徐森玉先生被尊为“国宝”,是当之无愧的。徐先生是我国杰出的文物学家和文献学家,他与鲁迅先生同龄,曾经是鲁迅在教育部工作时的同事。他见多识广,满腹经纶,有些还是“绝学”。但他一生谦虚低调,不喜撰述,很多学问未能通过著作留存下来,因此,知道徐先生名字和学术贡献的人并不多。8月17日是徐先生诞生130周年纪念日,今年也是他逝世40周年纪念。
在1964年第三届全国人民代表大会上,周恩来总理曾亲切地握住徐森玉先生的手,称他为“国宝”。最早向周总理介绍和推荐“国宝”徐森玉的,应该是郑振铎先生;而最早尊称徐先生是“国宝”的,也正是郑先生。20多年前,我受唐弢先生的委托,整理郑振铎致唐弢的40多封信,在1951年6月11日的信里看到郑先生这样说:
森老为今之“国宝”,应万分的爱护他。别的老人们徒有虚名耳,他乃是真真实实的一位了不起的鉴别专家,非争取他、爱护他不可。他是一个“全才”,他的一言,便是九鼎,便是最后的决定。应该争取做他的徒弟,多和他接触,多请教他。如果他离开了上海,文管会准定办不成,且一件东西也买不成。
新中国成立之初,百废待兴。郑先生时任中央文化部文物局局长,唐弢时任华东文化部文物处副处长,而徐先生则为华东文化部文物处处长(后来又任上海博物馆馆长)。郑先生此言,充分体现了对森老极大的尊重。我最初读到这些话时,还有点怀疑郑先生对森老的评价是否夸张。随着我研究的深入,越来越体会到,郑先生对徐先生敬重有加,不仅因其学问,更因其爱国精神。
郑先生与徐先生至迟当在1930年代初就相识了,但他们互相深知对方,结成忘年(徐与郑父同龄)之交,则是在日本发动全面侵华战争后。抗战初,徐先生在内地负责故宫文物和北图珍本的转运和庋藏,郑先生则在上海参与领导文化界救亡运动。川黔山路崎岖,为保护国宝,徐先生连腿也跌断了。而在“孤岛”上海,郑先生除了公开的抗日活动外,还与张寿镛(光华大学校长)、何炳松(暨南大学校长)、张元济(商务印书馆董事长)等人秘密发起组织了一个抢救保卫民族文化的“文献保存同志会”。他们争取到在重庆的政府管理的中英文教基金董事会(即原“中英庚款董事会”)的拨款,用于为国家抢救珍本图书。
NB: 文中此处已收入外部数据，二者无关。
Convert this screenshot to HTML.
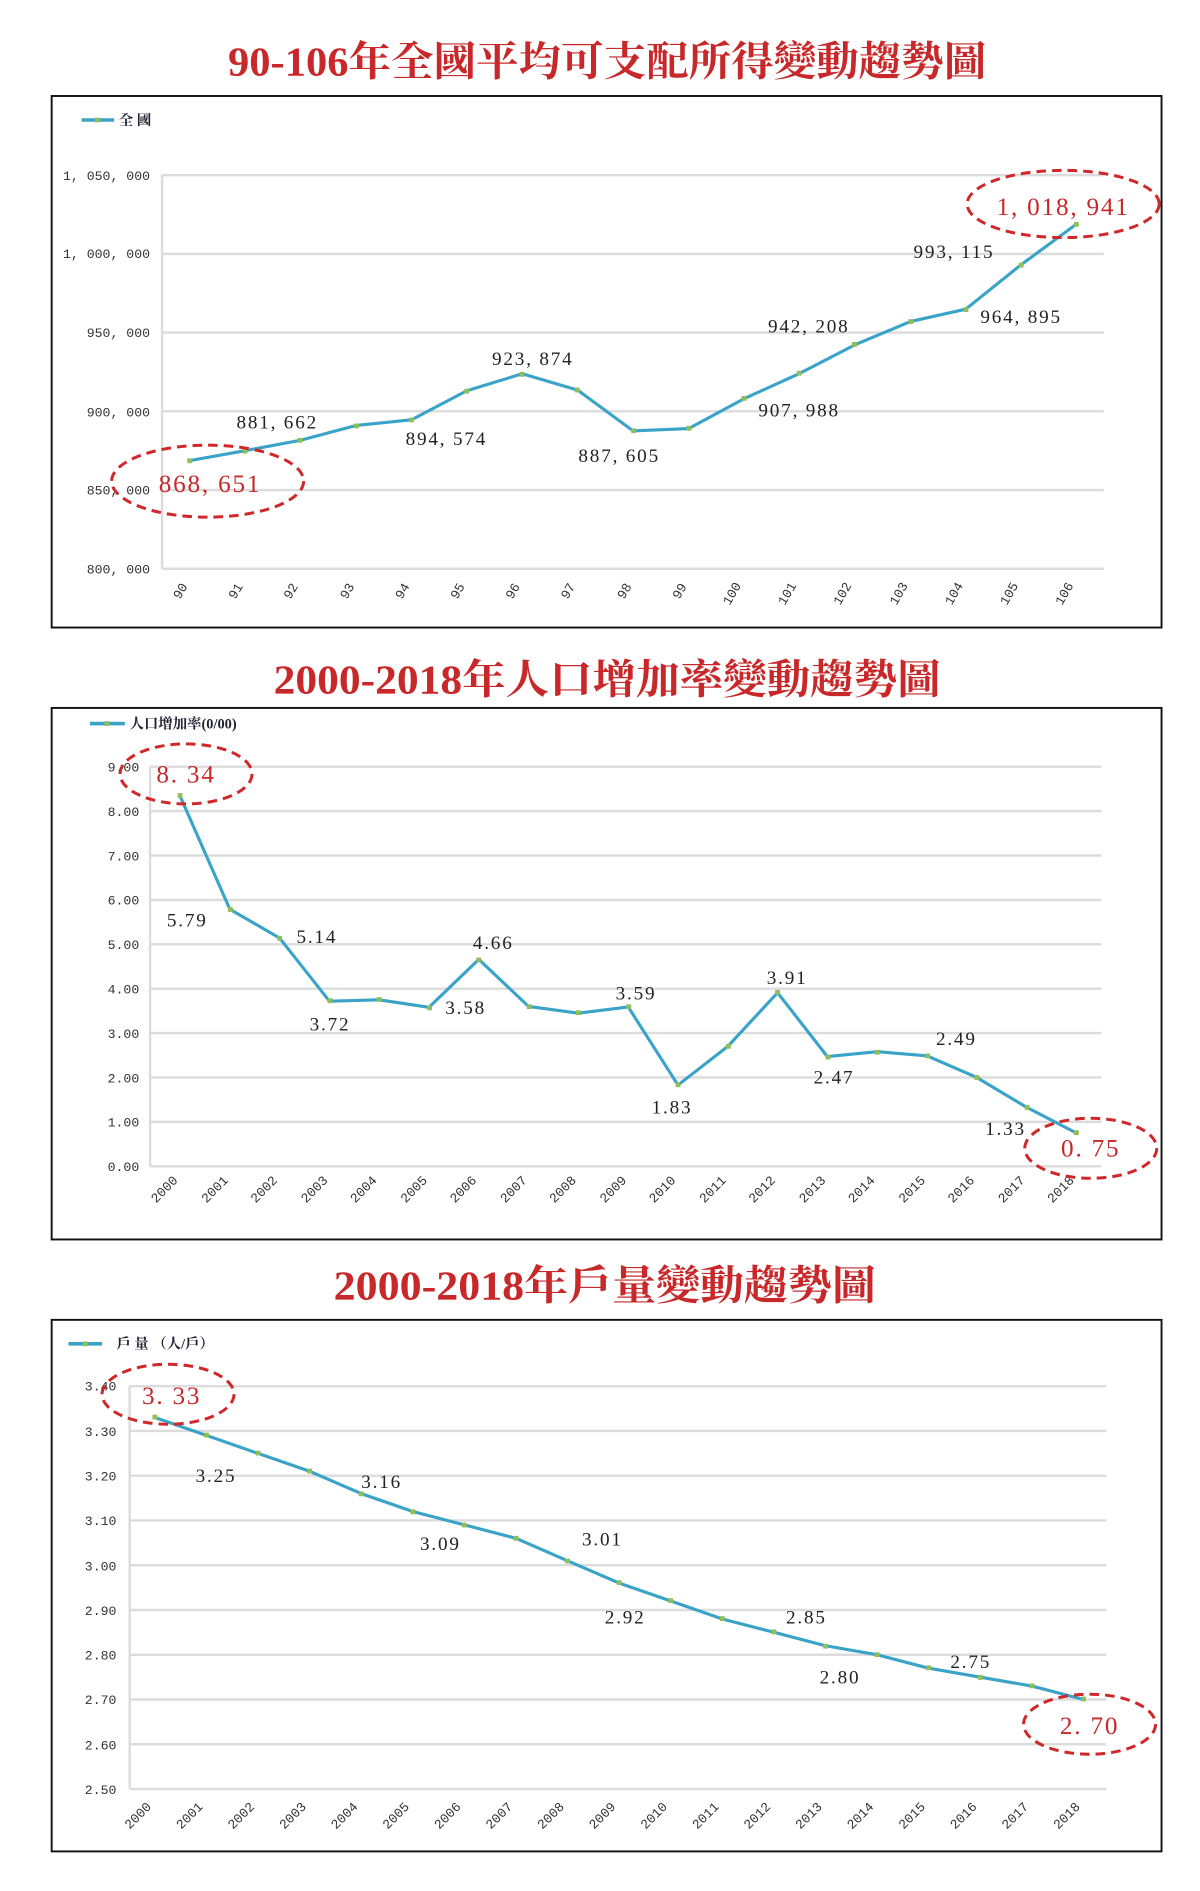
<!DOCTYPE html>
<html><head><meta charset="utf-8"><style>
html,body{margin:0;padding:0;background:#fff}
svg{display:block}
.t{font-family:"Liberation Serif","Noto Serif CJK TC",serif;font-weight:bold;fill:#c8282a;font-size:34px}
.ax{font-family:"Liberation Mono","Noto Sans CJK TC",monospace;font-size:11px;fill:#333}
.lb{font-family:"Liberation Serif",serif;font-size:16px;fill:#222;letter-spacing:1.5px}
.rd{font-family:"Liberation Serif",serif;font-size:21px;fill:#c8282a;letter-spacing:1.5px}
.lg{font-family:"Liberation Serif","Noto Serif CJK TC",serif;font-size:12px;fill:#223;font-weight:bold}
.g{stroke:#dcdcdc;stroke-width:2}
.ln{fill:none;stroke:#3aa3c8;stroke-width:2.6;stroke-linejoin:round}
.el{fill:none;stroke:#d0282a;stroke-width:2.5;stroke-dasharray:8 5}
.box{fill:none;stroke:#111;stroke-width:1.6}
</style></head><body>
<svg width="1200" height="1891" viewBox="0 0 1000 1576" xmlns="http://www.w3.org/2000/svg">
<!-- Chart 1 -->
<text class="t" x="190" y="63" textLength="632" lengthAdjust="spacingAndGlyphs">90-106年全國平均可支配所得變動趨勢圖</text>
<rect class="box" x="43" y="80" width="925" height="443"/>
<line x1="68" y1="100" x2="95" y2="100" stroke="#3aa3c8" stroke-width="3"/><rect x="79" y="98" width="4" height="4" fill="#8fbf5a"/>
<text class="lg" x="99" y="104">全 國</text>
<g class="g"><line x1="135" y1="146" x2="920" y2="146"/><line x1="135" y1="211.6" x2="920" y2="211.6"/><line x1="135" y1="277.2" x2="920" y2="277.2"/><line x1="135" y1="342.8" x2="920" y2="342.8"/><line x1="135" y1="408.4" x2="920" y2="408.4"/><line x1="135" y1="474" x2="920" y2="474"/><line x1="135" y1="146" x2="135" y2="474"/></g>
<g class="ax" text-anchor="end"><text x="125" y="150">1, 050, 000</text><text x="125" y="215">1, 000, 000</text><text x="125" y="281">950, 000</text><text x="125" y="347">900, 000</text><text x="125" y="412">850, 000</text><text x="125" y="478">800, 000</text></g>
<polyline class="ln" points="158,383.9 204.2,375.6 250.4,366.9 296.6,354.6 342.8,349.9 389,325.7 435.2,311.5 481.4,325.1 527.6,359.1 573.8,357.2 620,332.3 666.2,311.3 712.4,287.4 758.6,268 804.8,257.7 851,220.6 897.2,186.7"/>
<g fill="#8fbf5a"><rect x="156" y="382" width="4" height="4"/><rect x="202" y="374" width="4" height="4"/><rect x="248" y="365" width="4" height="4"/><rect x="295" y="353" width="4" height="4"/><rect x="341" y="348" width="4" height="4"/><rect x="387" y="324" width="4" height="4"/><rect x="433" y="310" width="4" height="4"/><rect x="479" y="323" width="4" height="4"/><rect x="526" y="357" width="4" height="4"/><rect x="572" y="355" width="4" height="4"/><rect x="618" y="330" width="4" height="4"/><rect x="664" y="309" width="4" height="4"/><rect x="710" y="285" width="4" height="4"/><rect x="757" y="266" width="4" height="4"/><rect x="803" y="256" width="4" height="4"/><rect x="849" y="219" width="4" height="4"/><rect x="895" y="185" width="4" height="4"/></g>
<g class="ax" font-size="12"><text transform="translate(150,500) rotate(-60)">90</text><text transform="translate(196,500) rotate(-60)">91</text><text transform="translate(242,500) rotate(-60)">92</text><text transform="translate(289,500) rotate(-60)">93</text><text transform="translate(335,500) rotate(-60)">94</text><text transform="translate(381,500) rotate(-60)">95</text><text transform="translate(427,500) rotate(-60)">96</text><text transform="translate(473,500) rotate(-60)">97</text><text transform="translate(520,500) rotate(-60)">98</text><text transform="translate(566,500) rotate(-60)">99</text><text transform="translate(608,505) rotate(-60)">100</text><text transform="translate(654,505) rotate(-60)">101</text><text transform="translate(700,505) rotate(-60)">102</text><text transform="translate(747,505) rotate(-60)">103</text><text transform="translate(793,505) rotate(-60)">104</text><text transform="translate(839,505) rotate(-60)">105</text><text transform="translate(885,505) rotate(-60)">106</text></g>
<g class="lb" text-anchor="middle"><text x="231" y="357">881, 662</text><text x="372" y="371">894, 574</text><text x="444" y="304">923, 874</text><text x="516" y="385">887, 605</text><text x="666" y="347">907, 988</text><text x="674" y="277">942, 208</text><text x="795" y="215">993, 115</text><text x="851" y="269">964, 895</text></g>
<ellipse class="el" cx="173" cy="401" rx="80" ry="30"/><text class="rd" x="175" y="410" text-anchor="middle">868, 651</text>
<ellipse class="el" cx="886" cy="170" rx="80" ry="28"/><text class="rd" x="886" y="179" text-anchor="middle">1, 018, 941</text>

<!-- Chart 2 -->
<text class="t" x="228" y="578" textLength="556" lengthAdjust="spacingAndGlyphs">2000-2018年人口增加率變動趨勢圖</text>
<rect class="box" x="43" y="590" width="925" height="443"/>
<line x1="75" y1="603" x2="104" y2="603" stroke="#3aa3c8" stroke-width="3"/><rect x="87" y="601" width="4" height="4" fill="#8fbf5a"/>
<text class="lg" x="108" y="607">人口增加率(0/00)</text>
<g class="g"><line x1="125" y1="639" x2="918" y2="639"/><line x1="125" y1="676" x2="918" y2="676"/><line x1="125" y1="713" x2="918" y2="713"/><line x1="125" y1="750" x2="918" y2="750"/><line x1="125" y1="787" x2="918" y2="787"/><line x1="125" y1="824" x2="918" y2="824"/><line x1="125" y1="861" x2="918" y2="861"/><line x1="125" y1="898" x2="918" y2="898"/><line x1="125" y1="935" x2="918" y2="935"/><line x1="125" y1="972" x2="918" y2="972"/><line x1="125" y1="639" x2="125" y2="972"/></g>
<g class="ax" text-anchor="end"><text x="116" y="643">9.00</text><text x="116" y="680">8.00</text><text x="116" y="717">7.00</text><text x="116" y="754">6.00</text><text x="116" y="791">5.00</text><text x="116" y="828">4.00</text><text x="116" y="865">3.00</text><text x="116" y="902">2.00</text><text x="116" y="939">1.00</text><text x="116" y="976">0.00</text></g>
<polyline class="ln" points="150,663.4 191.5,757.8 233,781.8 274.5,834.4 316,833.3 357.5,839.5 399,799.6 440.5,838.8 482,844.4 523.5,839.2 565,904.3 606.5,872.1 648,827.3 689.5,880.6 731,876.5 772.5,879.9 814,898 855.5,922.8 897,944.3"/>
<g fill="#8fbf5a"><rect x="148" y="661" width="4" height="4"/><rect x="190" y="756" width="4" height="4"/><rect x="231" y="780" width="4" height="4"/><rect x="273" y="832" width="4" height="4"/><rect x="314" y="831" width="4" height="4"/><rect x="356" y="838" width="4" height="4"/><rect x="397" y="798" width="4" height="4"/><rect x="439" y="837" width="4" height="4"/><rect x="480" y="842" width="4" height="4"/><rect x="522" y="837" width="4" height="4"/><rect x="563" y="902" width="4" height="4"/><rect x="605" y="870" width="4" height="4"/><rect x="646" y="825" width="4" height="4"/><rect x="688" y="879" width="4" height="4"/><rect x="729" y="875" width="4" height="4"/><rect x="771" y="878" width="4" height="4"/><rect x="812" y="896" width="4" height="4"/><rect x="854" y="921" width="4" height="4"/><rect x="895" y="942" width="4" height="4"/></g>
<g class="ax" font-size="10"><text transform="translate(130,1003) rotate(-45)">2000</text><text transform="translate(172,1003) rotate(-45)">2001</text><text transform="translate(213,1003) rotate(-45)">2002</text><text transform="translate(255,1003) rotate(-45)">2003</text><text transform="translate(296,1003) rotate(-45)">2004</text><text transform="translate(338,1003) rotate(-45)">2005</text><text transform="translate(379,1003) rotate(-45)">2006</text><text transform="translate(421,1003) rotate(-45)">2007</text><text transform="translate(462,1003) rotate(-45)">2008</text><text transform="translate(504,1003) rotate(-45)">2009</text><text transform="translate(545,1003) rotate(-45)">2010</text><text transform="translate(587,1003) rotate(-45)">2011</text><text transform="translate(628,1003) rotate(-45)">2012</text><text transform="translate(670,1003) rotate(-45)">2013</text><text transform="translate(711,1003) rotate(-45)">2014</text><text transform="translate(753,1003) rotate(-45)">2015</text><text transform="translate(794,1003) rotate(-45)">2016</text><text transform="translate(836,1003) rotate(-45)">2017</text><text transform="translate(877,1003) rotate(-45)">2018</text></g>
<g class="lb" text-anchor="middle"><text x="156" y="772">5.79</text><text x="264" y="786">5.14</text><text x="275" y="859">3.72</text><text x="388" y="845">3.58</text><text x="411" y="791">4.66</text><text x="530" y="833">3.59</text><text x="560" y="928">1.83</text><text x="656" y="820">3.91</text><text x="695" y="903">2.47</text><text x="797" y="871">2.49</text><text x="838" y="946">1.33</text></g>
<ellipse class="el" cx="155" cy="645" rx="55" ry="25" fill="#fff"/><text class="rd" x="155" y="652" text-anchor="middle">8. 34</text>
<ellipse class="el" cx="909" cy="957" rx="55" ry="25"/><text class="rd" x="909" y="964" text-anchor="middle">0. 75</text>

<!-- Chart 3 -->
<text class="t" x="278" y="1083" textLength="452" lengthAdjust="spacingAndGlyphs">2000-2018年戶量變動趨勢圖</text>
<rect class="box" x="43" y="1100" width="925" height="443"/>
<line x1="57" y1="1120" x2="85" y2="1120" stroke="#3aa3c8" stroke-width="3"/><rect x="69" y="1118" width="4" height="4" fill="#8fbf5a"/>
<text class="lg" x="97" y="1124">戶 量 （人/戶）</text>
<g class="g"><line x1="108" y1="1155.3" x2="922" y2="1155.3"/><line x1="108" y1="1192.6" x2="922" y2="1192.6"/><line x1="108" y1="1229.9" x2="922" y2="1229.9"/><line x1="108" y1="1267.2" x2="922" y2="1267.2"/><line x1="108" y1="1304.5" x2="922" y2="1304.5"/><line x1="108" y1="1341.8" x2="922" y2="1341.8"/><line x1="108" y1="1379.1" x2="922" y2="1379.1"/><line x1="108" y1="1416.4" x2="922" y2="1416.4"/><line x1="108" y1="1453.7" x2="922" y2="1453.7"/><line x1="108" y1="1491" x2="922" y2="1491"/><line x1="108" y1="1155" x2="108" y2="1491"/></g>
<g class="ax" text-anchor="end"><text x="97" y="1159">3.40</text><text x="97" y="1197">3.30</text><text x="97" y="1234">3.20</text><text x="97" y="1271">3.10</text><text x="97" y="1309">3.00</text><text x="97" y="1346">2.90</text><text x="97" y="1383">2.80</text><text x="97" y="1420">2.70</text><text x="97" y="1458">2.60</text><text x="97" y="1495">2.50</text></g>
<polyline class="ln" points="129,1181.4 172,1196.3 215,1211.3 258,1226.2 301,1244.8 344,1259.7 387,1270.9 430,1282.1 473,1300.8 516,1319.4 559,1334.3 602,1349.3 645,1360.4 688,1371.6 731,1379.1 774,1390.3 817,1397.8 860,1405.2 903,1416.4"/>
<g fill="#8fbf5a"><rect x="127" y="1179" width="4" height="4"/><rect x="170" y="1194" width="4" height="4"/><rect x="213" y="1209" width="4" height="4"/><rect x="256" y="1224" width="4" height="4"/><rect x="299" y="1243" width="4" height="4"/><rect x="342" y="1258" width="4" height="4"/><rect x="385" y="1269" width="4" height="4"/><rect x="428" y="1280" width="4" height="4"/><rect x="471" y="1299" width="4" height="4"/><rect x="514" y="1317" width="4" height="4"/><rect x="557" y="1332" width="4" height="4"/><rect x="600" y="1347" width="4" height="4"/><rect x="643" y="1358" width="4" height="4"/><rect x="686" y="1370" width="4" height="4"/><rect x="729" y="1377" width="4" height="4"/><rect x="772" y="1388" width="4" height="4"/><rect x="815" y="1396" width="4" height="4"/><rect x="858" y="1403" width="4" height="4"/><rect x="901" y="1414" width="4" height="4"/></g>
<g class="ax" font-size="10"><text transform="translate(108,1525) rotate(-45)">2000</text><text transform="translate(151,1525) rotate(-45)">2001</text><text transform="translate(194,1525) rotate(-45)">2002</text><text transform="translate(237,1525) rotate(-45)">2003</text><text transform="translate(280,1525) rotate(-45)">2004</text><text transform="translate(323,1525) rotate(-45)">2005</text><text transform="translate(366,1525) rotate(-45)">2006</text><text transform="translate(409,1525) rotate(-45)">2007</text><text transform="translate(452,1525) rotate(-45)">2008</text><text transform="translate(495,1525) rotate(-45)">2009</text><text transform="translate(538,1525) rotate(-45)">2010</text><text transform="translate(581,1525) rotate(-45)">2011</text><text transform="translate(624,1525) rotate(-45)">2012</text><text transform="translate(667,1525) rotate(-45)">2013</text><text transform="translate(710,1525) rotate(-45)">2014</text><text transform="translate(753,1525) rotate(-45)">2015</text><text transform="translate(796,1525) rotate(-45)">2016</text><text transform="translate(839,1525) rotate(-45)">2017</text><text transform="translate(882,1525) rotate(-45)">2018</text></g>
<g class="lb" text-anchor="middle"><text x="180" y="1235">3.25</text><text x="318" y="1240">3.16</text><text x="367" y="1292">3.09</text><text x="502" y="1288">3.01</text><text x="521" y="1353">2.92</text><text x="672" y="1353">2.85</text><text x="700" y="1403">2.80</text><text x="809" y="1390">2.75</text></g>
<ellipse class="el" cx="140" cy="1162" rx="55" ry="25" fill="#fff"/><text class="rd" x="143" y="1170" text-anchor="middle">3. 33</text>
<ellipse class="el" cx="908" cy="1437" rx="55" ry="25"/><text class="rd" x="908" y="1445" text-anchor="middle">2. 70</text>
</svg>
</body></html>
“同志会”紧张工作了近一年,徐先生由重庆方面特派,不顾腿伤,冒险来到上海,参与这项秘密工作。从此,郑先生便与徐先生几乎日夕相处。
1940年12月21日中午,徐森玉、何炳松、张咏霓三人应约至郑家聚餐,决定将当时收购的图书装箱后,均由郑、徐二先生共同签字贴封为凭。年已六旬的徐先生还与郑先生一起去嘉业堂等处鉴定和挑选图书。
1941年7月24日,徐先生乘船离沪赴港,郑先生则因工作实在走不开。他后来在《求书日录》中回忆说:“首先把可列入‘国宝’之林的最珍贵古书八十多种,托徐森玉先生带到香港,再由香港用飞机运载到重庆去。这事,费尽了森玉先生的心与力,好容易才能安全地到了目的地。”
徐先生这次在上海,与郑先生并肩奋战了七个多月,离开时还毅然承担了保护和携带两大箱“可列入‘国宝’之林的最珍贵古书”的艰巨任务。7月25日,郑先生执笔的郑、张、何三人化名联署致时任重庆的中央图书馆负责人蒋复璁的信中特地提到:“森公最为谦抑,且富苦干精神,处处愿意自己吃亏,而不肯妄耗一文公费,诚今之圣人也!得聚首多时,实为平生幸事。”
郑先生等人称徐先生为“今之圣人”,这是何等崇高的评价!
(《文汇报》8.15 陈福康)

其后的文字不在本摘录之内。